Every year since 1992, October 10th (tomorrow) has been identified as a day to recognize mental health. The main objective is to raise awareness of mental health issues around the world and to initiate efforts in support of mental health.
A few of the previous themes include suicide prevention, young people and mental health in a changing world, mental health in the workplace, and psychological first aid. This year, the theme is anticipated to be, mental health for all. In light of the events of this current year, more than ever, the need for mental health awareness, support, and abolishment of stigma should be supported and advocated for.
When we are living in a global pandemic, it can be difficult to recognize everything that we have truly gone through. That’s because we are living it! We are surviving over thriving every day in an effort to maintain physical, social, emotional, and mental stability. And it’s truly hard! In this instance, we are more separated from one another in terms of physical closeness, but across the globe we have so much in common.
We are physically separated. People have lost their loved ones, sometimes in tragic ways. The amount and length of isolation has led to depression, and the economic downfall has led to feelings of hopelessness, increased stress, and anxiety. People have a lack of purpose, reliving the same day with the same guidelines for weeks and months at a time with limited change and hope insight that things will ever go back to “normal.” The amount of time spent on social media and the impact of the news has further isolated people and affected their feelings of stress as the loss of control over their own lives becomes more and more evident.
Without a global pandemic, and just one main stressor, people can react and cope in ways that align with a mental health diagnosis. Now imagine experiencing all of these major stressors! A family member dies, you’ve been laid off, you are forced to move, you become sick yourself, and the pressure puts strain on your own relationships. This is not an unlikely or less than plausible scenario for many. Coping skills included talking to other people, engaging in social activities, going to the gym, pushing through a structured and organized day, and suddenly that’s gone. It is no wonder we are in a mental health crisis. That suicide rates have gone up. That children are experiencing more symptoms of depression and stress.

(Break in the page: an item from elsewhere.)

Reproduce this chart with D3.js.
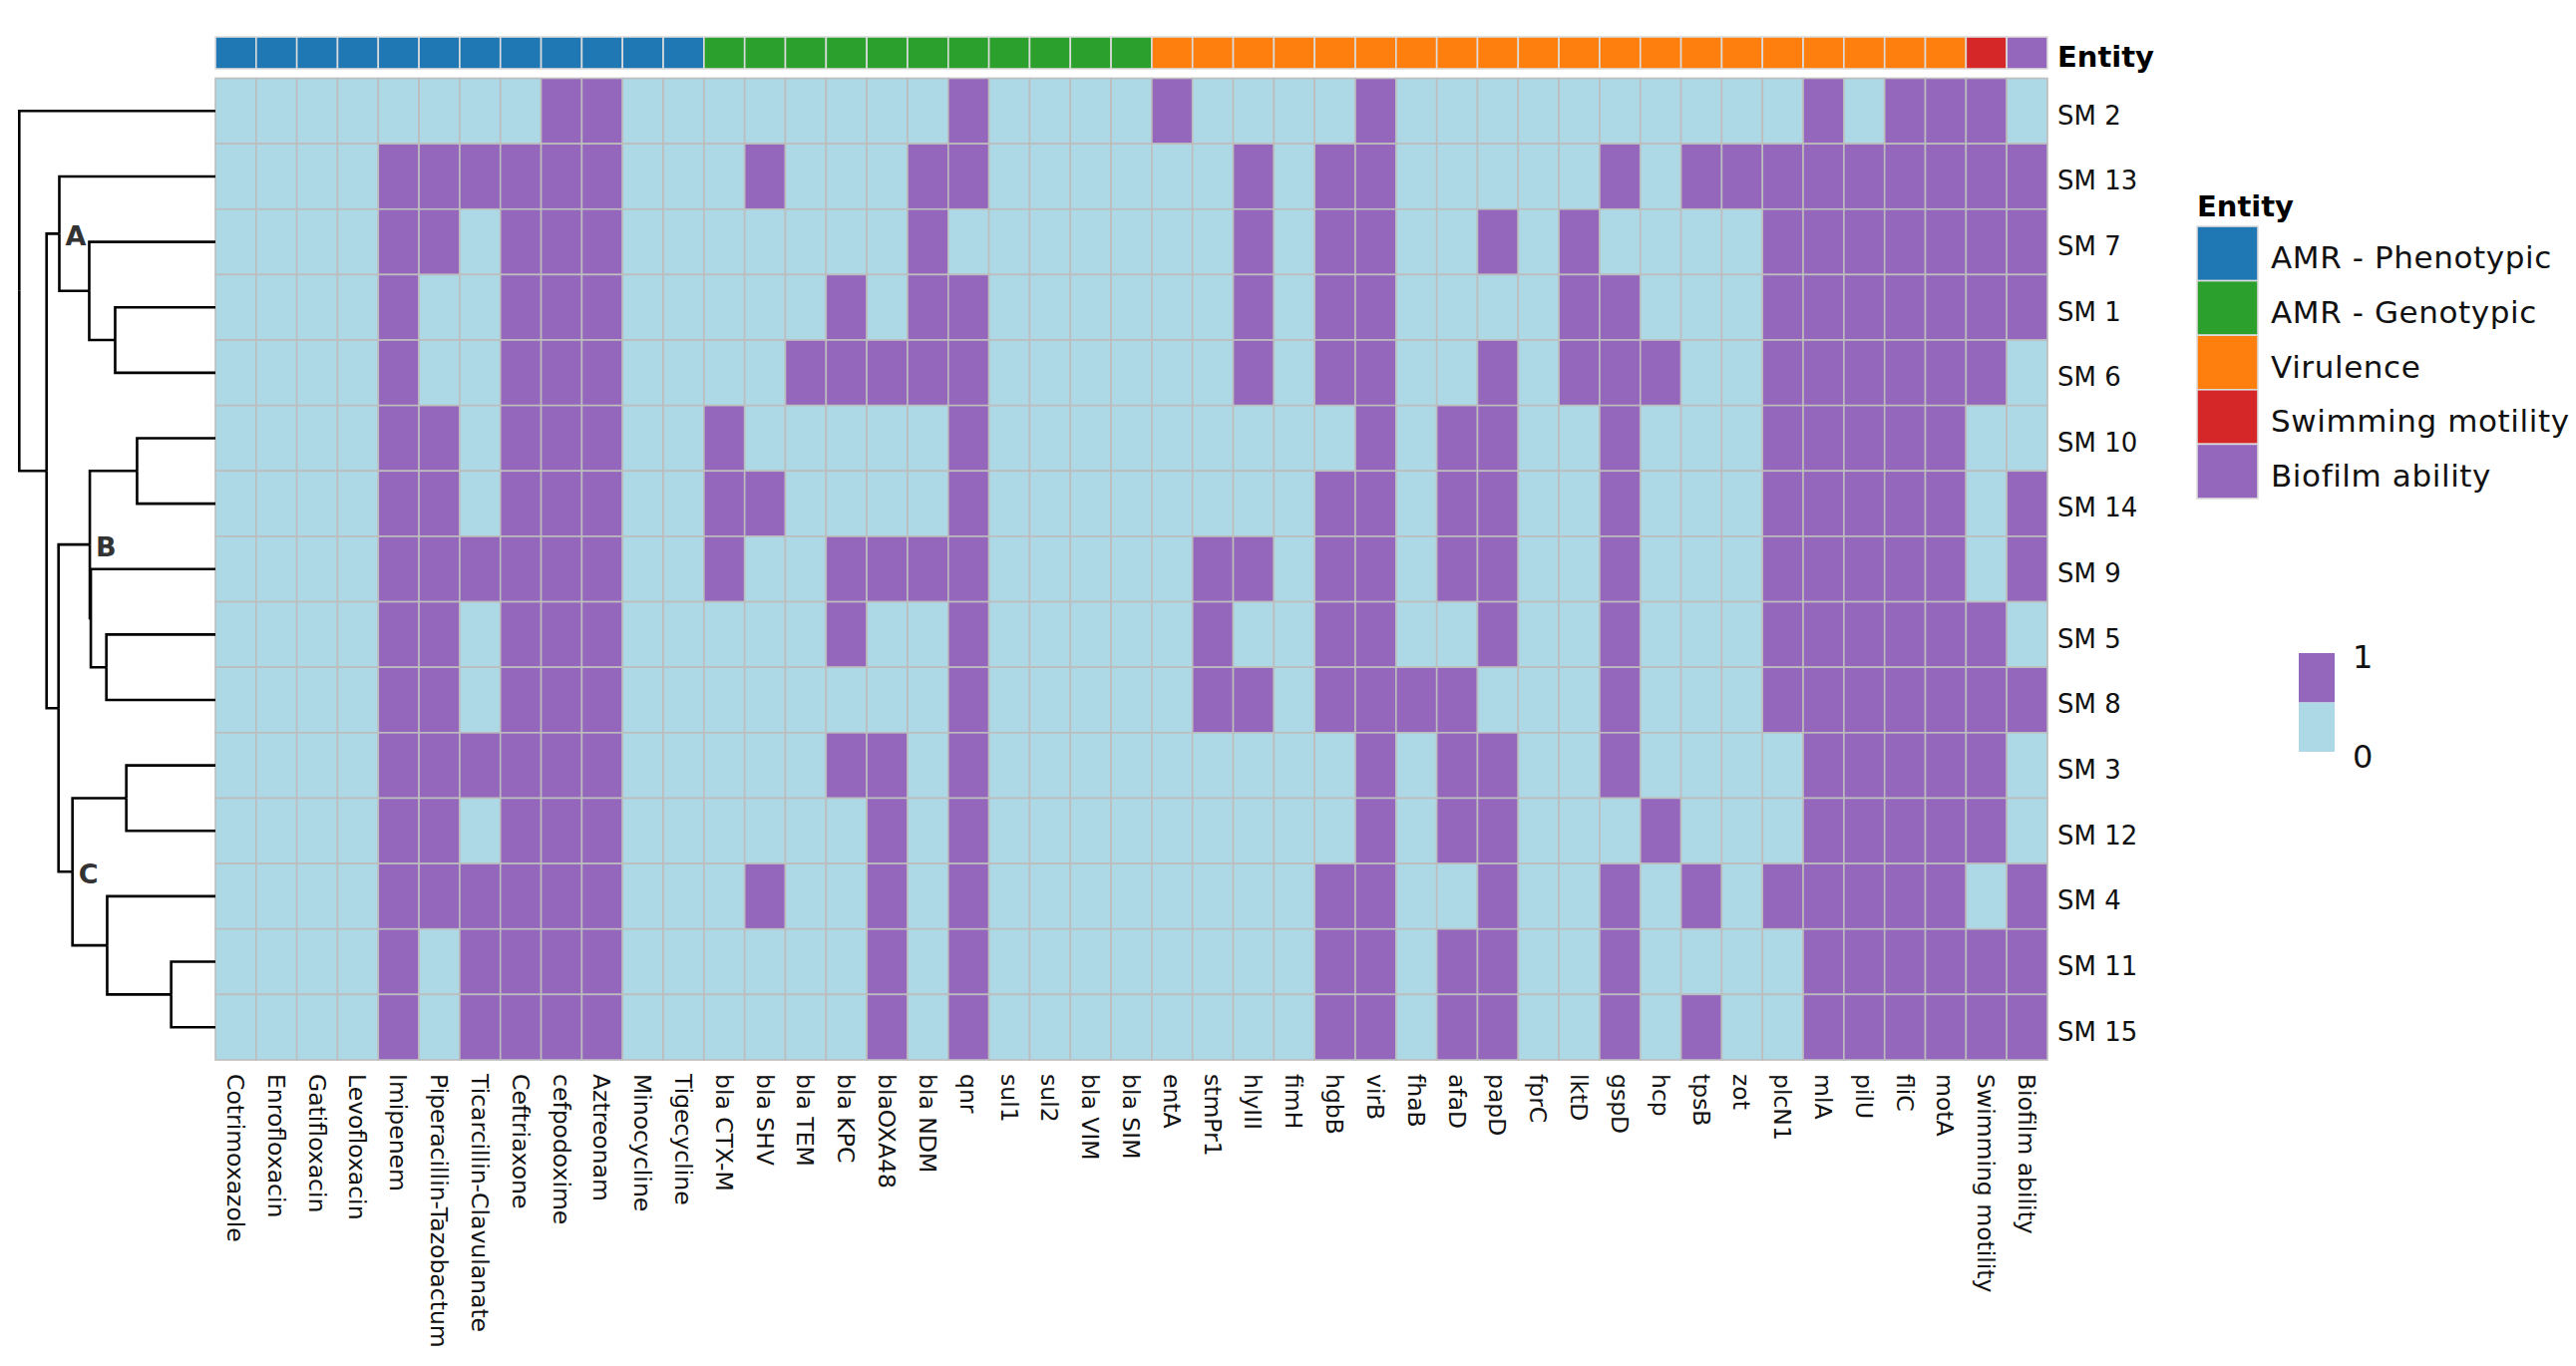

However, people have also come out stronger. They have been challenged to reinvent their lives. They have been triggered to increase their focus on their own mental health as a way to cope. We have altered what the state of normal really is. And while it’s uncomfortable, may have been able to achieve it. Some days are better than others for sure!
Please remember, that here in the United States, there is wide variety of how “normal” is identified. Just because you are a United States citizen, doesn’t mean that you have access to affordable housing, food, or an income. Everyone has had to adjust and cope in their own ways. I urge you to recognize that this pandemic reaches outside of your own neighborhood, city, state, and country. Some countries have had fewer resources, or had to adapt with basic needs not having been met.
Mental health services should be available for all across the world and be uniquely made for all the differences. There is no one size fits all in terms of mental health and how to treat it, but that doesn’t mean it shouldn’t be addressed at all.
Practice your gratitude and recognize your own achievements up to today. Applaud yourself for whatever moment you are at, and reach out when you need support and help. Mental health has been affected by all this year, and the more we recognize and advocate for services and normalize conditions, the better we can all be.